- _Written problem_: Consider the records below. How many of their lines include the word "this"? State the number and nothing else.

[Code that draws figures]
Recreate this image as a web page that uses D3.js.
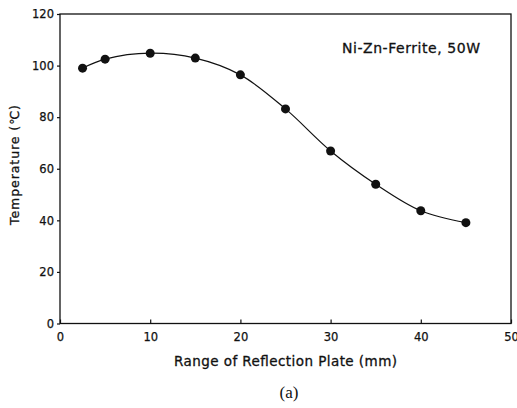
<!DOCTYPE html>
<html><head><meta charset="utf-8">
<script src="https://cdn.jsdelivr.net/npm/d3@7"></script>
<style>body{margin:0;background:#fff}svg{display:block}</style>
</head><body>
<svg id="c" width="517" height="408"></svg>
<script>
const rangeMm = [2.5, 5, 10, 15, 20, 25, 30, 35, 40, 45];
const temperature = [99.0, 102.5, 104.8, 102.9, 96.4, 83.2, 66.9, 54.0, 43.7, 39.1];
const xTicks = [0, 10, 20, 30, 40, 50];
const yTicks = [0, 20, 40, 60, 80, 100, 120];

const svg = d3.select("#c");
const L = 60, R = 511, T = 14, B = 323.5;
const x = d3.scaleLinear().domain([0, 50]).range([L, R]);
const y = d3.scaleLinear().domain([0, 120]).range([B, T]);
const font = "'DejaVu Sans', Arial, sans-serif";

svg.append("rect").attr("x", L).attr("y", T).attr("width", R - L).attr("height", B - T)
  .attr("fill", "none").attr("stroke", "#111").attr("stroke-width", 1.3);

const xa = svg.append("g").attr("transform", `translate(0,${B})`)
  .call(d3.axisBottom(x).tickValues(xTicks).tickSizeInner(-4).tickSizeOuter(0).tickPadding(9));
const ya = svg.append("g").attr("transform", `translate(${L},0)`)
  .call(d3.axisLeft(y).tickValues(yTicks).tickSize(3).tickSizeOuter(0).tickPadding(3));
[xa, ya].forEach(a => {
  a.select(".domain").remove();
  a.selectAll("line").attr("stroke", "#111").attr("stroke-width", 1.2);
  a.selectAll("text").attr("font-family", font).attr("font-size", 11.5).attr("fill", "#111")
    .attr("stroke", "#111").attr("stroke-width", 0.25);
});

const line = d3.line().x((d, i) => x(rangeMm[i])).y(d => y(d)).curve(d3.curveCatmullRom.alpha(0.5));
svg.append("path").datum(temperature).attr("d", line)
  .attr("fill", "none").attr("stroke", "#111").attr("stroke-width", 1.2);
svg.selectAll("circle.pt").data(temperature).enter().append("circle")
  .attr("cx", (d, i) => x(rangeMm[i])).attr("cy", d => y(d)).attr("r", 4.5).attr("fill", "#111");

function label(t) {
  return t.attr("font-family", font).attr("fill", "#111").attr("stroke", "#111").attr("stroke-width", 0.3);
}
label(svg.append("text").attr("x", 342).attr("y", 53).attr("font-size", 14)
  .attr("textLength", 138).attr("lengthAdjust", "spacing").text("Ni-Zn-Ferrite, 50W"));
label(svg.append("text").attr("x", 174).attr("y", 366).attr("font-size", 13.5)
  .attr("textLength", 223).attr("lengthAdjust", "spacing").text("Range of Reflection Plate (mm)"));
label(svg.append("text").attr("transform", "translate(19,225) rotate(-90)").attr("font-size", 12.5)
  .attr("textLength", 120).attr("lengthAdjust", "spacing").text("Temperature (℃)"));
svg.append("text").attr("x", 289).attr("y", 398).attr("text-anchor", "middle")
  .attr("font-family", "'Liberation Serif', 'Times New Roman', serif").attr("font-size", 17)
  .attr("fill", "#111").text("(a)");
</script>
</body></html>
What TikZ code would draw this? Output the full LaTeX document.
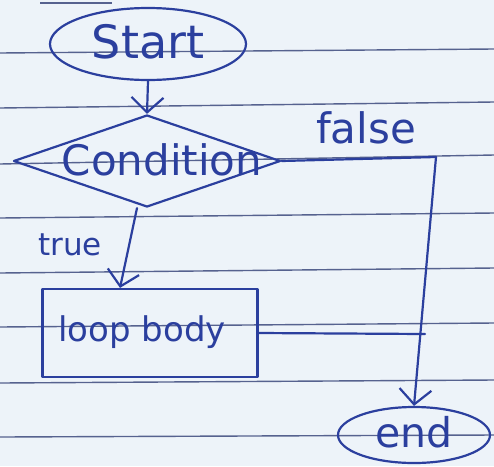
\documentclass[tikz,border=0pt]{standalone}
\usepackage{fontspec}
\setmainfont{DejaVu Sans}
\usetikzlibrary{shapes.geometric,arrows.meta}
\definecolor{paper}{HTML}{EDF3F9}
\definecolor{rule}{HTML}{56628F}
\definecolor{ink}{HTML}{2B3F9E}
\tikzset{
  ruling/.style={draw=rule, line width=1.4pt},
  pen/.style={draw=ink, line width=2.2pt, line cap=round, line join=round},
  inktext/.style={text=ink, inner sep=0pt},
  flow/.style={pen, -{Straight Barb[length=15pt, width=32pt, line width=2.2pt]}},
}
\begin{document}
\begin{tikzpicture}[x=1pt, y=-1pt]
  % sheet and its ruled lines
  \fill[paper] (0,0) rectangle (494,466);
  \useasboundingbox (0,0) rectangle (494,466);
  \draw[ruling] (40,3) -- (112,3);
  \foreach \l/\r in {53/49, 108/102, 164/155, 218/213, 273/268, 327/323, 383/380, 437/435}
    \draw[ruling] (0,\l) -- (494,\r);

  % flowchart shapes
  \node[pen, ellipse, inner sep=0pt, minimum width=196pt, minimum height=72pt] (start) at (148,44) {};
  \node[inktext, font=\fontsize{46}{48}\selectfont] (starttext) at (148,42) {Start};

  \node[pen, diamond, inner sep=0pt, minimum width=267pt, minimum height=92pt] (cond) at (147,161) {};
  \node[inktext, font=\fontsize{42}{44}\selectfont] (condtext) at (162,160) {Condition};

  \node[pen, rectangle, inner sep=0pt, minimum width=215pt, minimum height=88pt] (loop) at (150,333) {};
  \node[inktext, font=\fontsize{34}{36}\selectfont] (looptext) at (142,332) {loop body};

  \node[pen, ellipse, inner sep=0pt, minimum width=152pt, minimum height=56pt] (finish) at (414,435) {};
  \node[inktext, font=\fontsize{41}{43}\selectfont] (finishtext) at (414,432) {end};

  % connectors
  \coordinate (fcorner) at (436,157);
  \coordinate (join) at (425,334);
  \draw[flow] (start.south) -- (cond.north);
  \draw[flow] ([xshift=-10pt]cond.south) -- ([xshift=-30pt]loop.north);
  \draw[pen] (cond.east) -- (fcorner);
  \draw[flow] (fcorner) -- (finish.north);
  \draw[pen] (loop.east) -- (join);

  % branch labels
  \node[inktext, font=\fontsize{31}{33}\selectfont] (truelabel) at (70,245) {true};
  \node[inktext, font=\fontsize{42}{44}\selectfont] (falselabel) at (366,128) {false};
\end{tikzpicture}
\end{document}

- _The solution_: 2